**Written request**:
Give back the full listing, character for character, with no pictures.

********

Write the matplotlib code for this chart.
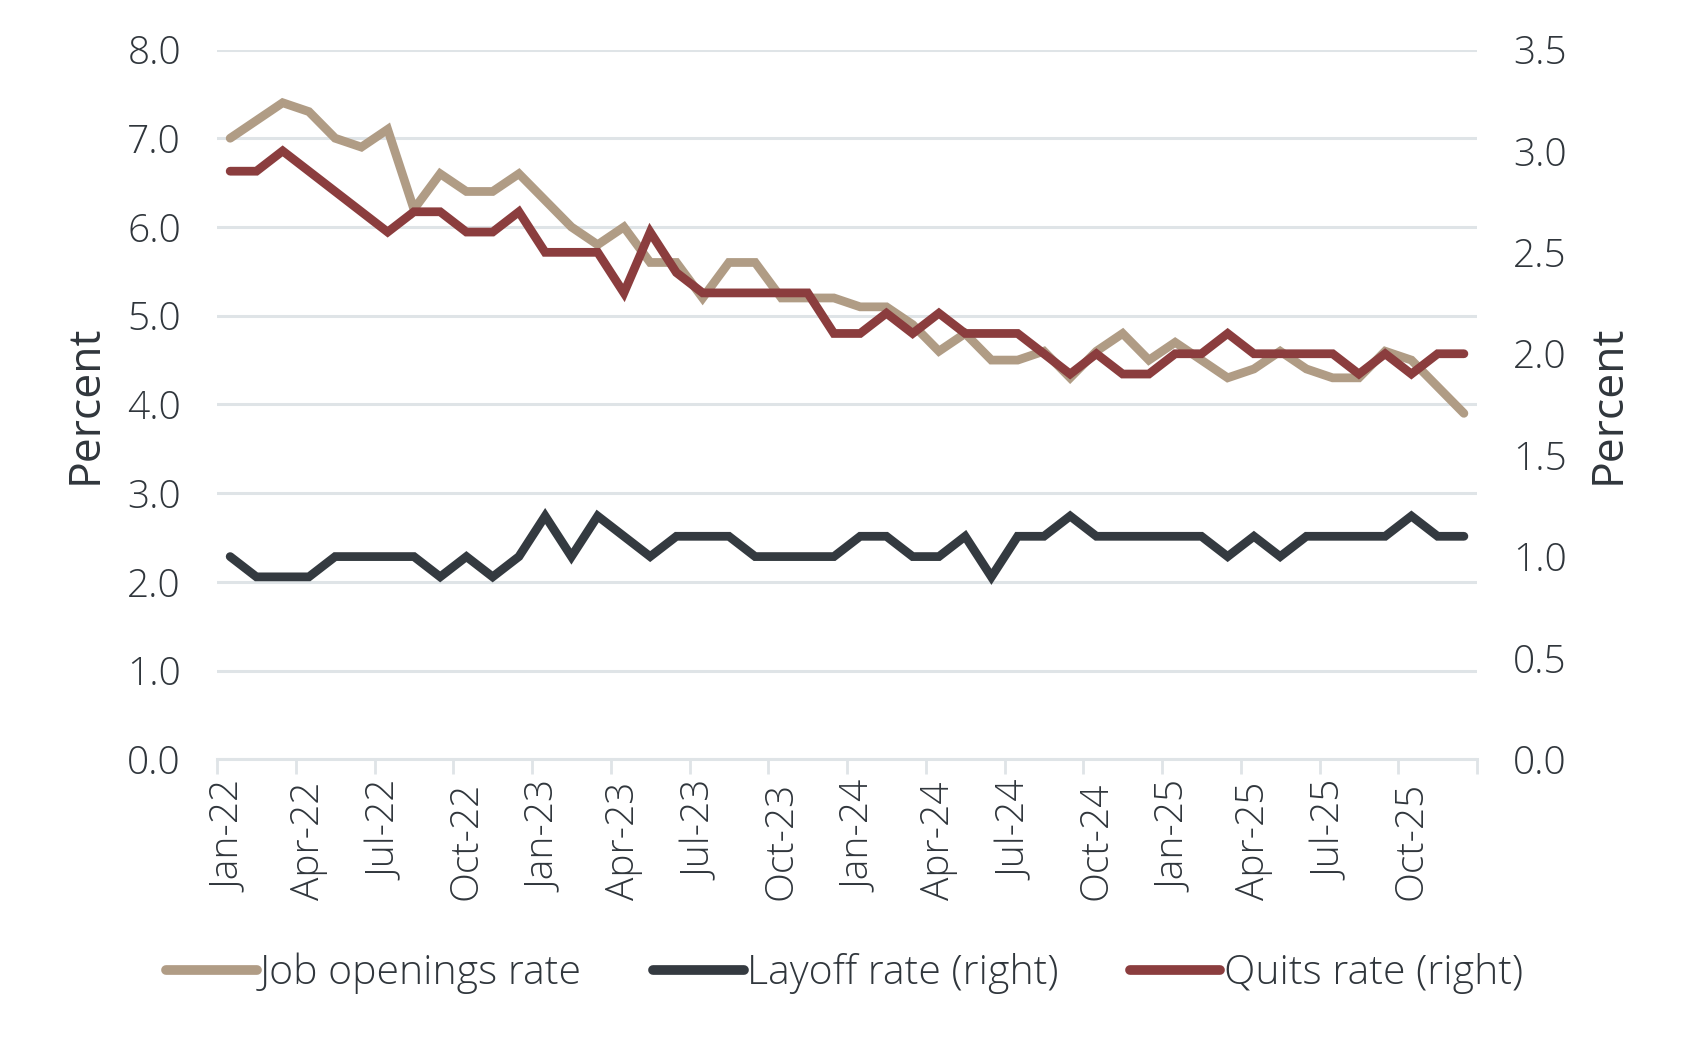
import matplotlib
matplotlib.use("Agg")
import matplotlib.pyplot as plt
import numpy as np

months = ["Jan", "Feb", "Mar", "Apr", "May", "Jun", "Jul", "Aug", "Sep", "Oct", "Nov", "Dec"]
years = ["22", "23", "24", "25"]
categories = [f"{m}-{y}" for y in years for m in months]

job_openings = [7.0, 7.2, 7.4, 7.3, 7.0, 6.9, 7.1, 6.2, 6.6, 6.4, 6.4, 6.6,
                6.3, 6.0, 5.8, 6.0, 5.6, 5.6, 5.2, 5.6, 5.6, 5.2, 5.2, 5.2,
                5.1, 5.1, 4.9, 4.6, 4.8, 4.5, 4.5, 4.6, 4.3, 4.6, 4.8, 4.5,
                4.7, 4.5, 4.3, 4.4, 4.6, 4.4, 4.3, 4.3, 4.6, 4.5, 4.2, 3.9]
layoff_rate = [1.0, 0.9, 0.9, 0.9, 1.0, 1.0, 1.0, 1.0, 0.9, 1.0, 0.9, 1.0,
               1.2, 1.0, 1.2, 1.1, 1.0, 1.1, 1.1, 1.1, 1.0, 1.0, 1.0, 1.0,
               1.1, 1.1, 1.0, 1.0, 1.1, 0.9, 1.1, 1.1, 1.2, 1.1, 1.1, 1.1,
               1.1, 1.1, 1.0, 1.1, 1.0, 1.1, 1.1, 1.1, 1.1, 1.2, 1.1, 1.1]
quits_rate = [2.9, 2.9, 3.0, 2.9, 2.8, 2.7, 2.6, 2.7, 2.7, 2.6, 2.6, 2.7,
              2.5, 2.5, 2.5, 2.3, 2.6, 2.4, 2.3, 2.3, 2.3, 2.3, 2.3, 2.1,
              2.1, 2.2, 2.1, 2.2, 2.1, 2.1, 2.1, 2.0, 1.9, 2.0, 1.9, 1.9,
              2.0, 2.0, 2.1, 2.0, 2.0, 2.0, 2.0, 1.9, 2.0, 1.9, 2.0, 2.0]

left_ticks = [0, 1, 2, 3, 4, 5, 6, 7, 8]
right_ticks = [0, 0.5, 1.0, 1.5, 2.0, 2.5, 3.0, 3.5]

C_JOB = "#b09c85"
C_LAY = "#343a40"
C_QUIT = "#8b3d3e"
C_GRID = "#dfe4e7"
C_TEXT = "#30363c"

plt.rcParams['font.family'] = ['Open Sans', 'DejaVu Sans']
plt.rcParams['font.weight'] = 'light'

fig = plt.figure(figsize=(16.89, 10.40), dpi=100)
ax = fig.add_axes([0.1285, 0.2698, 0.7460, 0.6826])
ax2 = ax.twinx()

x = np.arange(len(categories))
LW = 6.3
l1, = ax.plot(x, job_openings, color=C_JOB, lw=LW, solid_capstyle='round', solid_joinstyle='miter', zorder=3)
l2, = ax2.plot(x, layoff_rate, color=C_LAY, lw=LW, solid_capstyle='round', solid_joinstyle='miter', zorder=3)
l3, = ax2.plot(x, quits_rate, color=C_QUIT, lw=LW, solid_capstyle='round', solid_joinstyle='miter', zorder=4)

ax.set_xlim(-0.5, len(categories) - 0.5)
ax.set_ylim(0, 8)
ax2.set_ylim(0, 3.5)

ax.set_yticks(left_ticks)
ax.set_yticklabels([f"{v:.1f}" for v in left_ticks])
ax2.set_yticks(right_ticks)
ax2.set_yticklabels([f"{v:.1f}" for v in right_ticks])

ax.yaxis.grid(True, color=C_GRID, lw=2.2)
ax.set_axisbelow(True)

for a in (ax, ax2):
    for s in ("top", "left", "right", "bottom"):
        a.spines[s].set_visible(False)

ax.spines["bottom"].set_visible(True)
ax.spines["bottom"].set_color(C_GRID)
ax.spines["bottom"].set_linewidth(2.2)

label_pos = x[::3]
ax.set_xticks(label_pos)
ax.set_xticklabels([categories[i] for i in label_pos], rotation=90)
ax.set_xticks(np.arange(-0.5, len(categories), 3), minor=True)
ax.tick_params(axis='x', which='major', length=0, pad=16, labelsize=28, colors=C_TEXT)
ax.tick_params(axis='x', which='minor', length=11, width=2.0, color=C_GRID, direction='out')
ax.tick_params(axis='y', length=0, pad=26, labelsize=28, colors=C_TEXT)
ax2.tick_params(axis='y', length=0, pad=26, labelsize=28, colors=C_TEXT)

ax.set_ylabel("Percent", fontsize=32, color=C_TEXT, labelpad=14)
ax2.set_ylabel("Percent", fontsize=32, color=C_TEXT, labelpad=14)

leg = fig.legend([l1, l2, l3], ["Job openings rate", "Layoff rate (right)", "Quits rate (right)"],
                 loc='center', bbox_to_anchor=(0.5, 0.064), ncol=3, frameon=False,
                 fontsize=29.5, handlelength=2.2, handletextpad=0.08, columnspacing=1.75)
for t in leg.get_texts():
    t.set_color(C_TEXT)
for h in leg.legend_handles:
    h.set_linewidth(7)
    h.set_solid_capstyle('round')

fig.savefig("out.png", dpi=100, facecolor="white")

********

**Full solution**:
Write the matplotlib code for this chart.
import matplotlib
matplotlib.use("Agg")
import matplotlib.pyplot as plt
import numpy as np

months = ["Jan", "Feb", "Mar", "Apr", "May", "Jun", "Jul", "Aug", "Sep", "Oct", "Nov", "Dec"]
years = ["22", "23", "24", "25"]
categories = [f"{m}-{y}" for y in years for m in months]

job_openings = [7.0, 7.2, 7.4, 7.3, 7.0, 6.9, 7.1, 6.2, 6.6, 6.4, 6.4, 6.6,
                6.3, 6.0, 5.8, 6.0, 5.6, 5.6, 5.2, 5.6, 5.6, 5.2, 5.2, 5.2,
                5.1, 5.1, 4.9, 4.6, 4.8, 4.5, 4.5, 4.6, 4.3, 4.6, 4.8, 4.5,
                4.7, 4.5, 4.3, 4.4, 4.6, 4.4, 4.3, 4.3, 4.6, 4.5, 4.2, 3.9]
layoff_rate = [1.0, 0.9, 0.9, 0.9, 1.0, 1.0, 1.0, 1.0, 0.9, 1.0, 0.9, 1.0,
               1.2, 1.0, 1.2, 1.1, 1.0, 1.1, 1.1, 1.1, 1.0, 1.0, 1.0, 1.0,
               1.1, 1.1, 1.0, 1.0, 1.1, 0.9, 1.1, 1.1, 1.2, 1.1, 1.1, 1.1,
               1.1, 1.1, 1.0, 1.1, 1.0, 1.1, 1.1, 1.1, 1.1, 1.2, 1.1, 1.1]
quits_rate = [2.9, 2.9, 3.0, 2.9, 2.8, 2.7, 2.6, 2.7, 2.7, 2.6, 2.6, 2.7,
              2.5, 2.5, 2.5, 2.3, 2.6, 2.4, 2.3, 2.3, 2.3, 2.3, 2.3, 2.1,
              2.1, 2.2, 2.1, 2.2, 2.1, 2.1, 2.1, 2.0, 1.9, 2.0, 1.9, 1.9,
              2.0, 2.0, 2.1, 2.0, 2.0, 2.0, 2.0, 1.9, 2.0, 1.9, 2.0, 2.0]

left_ticks = [0, 1, 2, 3, 4, 5, 6, 7, 8]
right_ticks = [0, 0.5, 1.0, 1.5, 2.0, 2.5, 3.0, 3.5]

C_JOB = "#b09c85"
C_LAY = "#343a40"
C_QUIT = "#8b3d3e"
C_GRID = "#dfe4e7"
C_TEXT = "#30363c"

plt.rcParams['font.family'] = ['Open Sans', 'DejaVu Sans']
plt.rcParams['font.weight'] = 'light'

fig = plt.figure(figsize=(16.89, 10.40), dpi=100)
ax = fig.add_axes([0.1285, 0.2698, 0.7460, 0.6826])
ax2 = ax.twinx()

x = np.arange(len(categories))
LW = 6.3
l1, = ax.plot(x, job_openings, color=C_JOB, lw=LW, solid_capstyle='round', solid_joinstyle='miter', zorder=3)
l2, = ax2.plot(x, layoff_rate, color=C_LAY, lw=LW, solid_capstyle='round', solid_joinstyle='miter', zorder=3)
l3, = ax2.plot(x, quits_rate, color=C_QUIT, lw=LW, solid_capstyle='round', solid_joinstyle='miter', zorder=4)

ax.set_xlim(-0.5, len(categories) - 0.5)
ax.set_ylim(0, 8)
ax2.set_ylim(0, 3.5)

ax.set_yticks(left_ticks)
ax.set_yticklabels([f"{v:.1f}" for v in left_ticks])
ax2.set_yticks(right_ticks)
ax2.set_yticklabels([f"{v:.1f}" for v in right_ticks])

ax.yaxis.grid(True, color=C_GRID, lw=2.2)
ax.set_axisbelow(True)

for a in (ax, ax2):
    for s in ("top", "left", "right", "bottom"):
        a.spines[s].set_visible(False)

ax.spines["bottom"].set_visible(True)
ax.spines["bottom"].set_color(C_GRID)
ax.spines["bottom"].set_linewidth(2.2)

label_pos = x[::3]
ax.set_xticks(label_pos)
ax.set_xticklabels([categories[i] for i in label_pos], rotation=90)
ax.set_xticks(np.arange(-0.5, len(categories), 3), minor=True)
ax.tick_params(axis='x', which='major', length=0, pad=16, labelsize=28, colors=C_TEXT)
ax.tick_params(axis='x', which='minor', length=11, width=2.0, color=C_GRID, direction='out')
ax.tick_params(axis='y', length=0, pad=26, labelsize=28, colors=C_TEXT)
ax2.tick_params(axis='y', length=0, pad=26, labelsize=28, colors=C_TEXT)

ax.set_ylabel("Percent", fontsize=32, color=C_TEXT, labelpad=14)
ax2.set_ylabel("Percent", fontsize=32, color=C_TEXT, labelpad=14)

leg = fig.legend([l1, l2, l3], ["Job openings rate", "Layoff rate (right)", "Quits rate (right)"],
                 loc='center', bbox_to_anchor=(0.5, 0.064), ncol=3, frameon=False,
                 fontsize=29.5, handlelength=2.2, handletextpad=0.08, columnspacing=1.75)
for t in leg.get_texts():
    t.set_color(C_TEXT)
for h in leg.legend_handles:
    h.set_linewidth(7)
    h.set_solid_capstyle('round')

fig.savefig("out.png", dpi=100, facecolor="white")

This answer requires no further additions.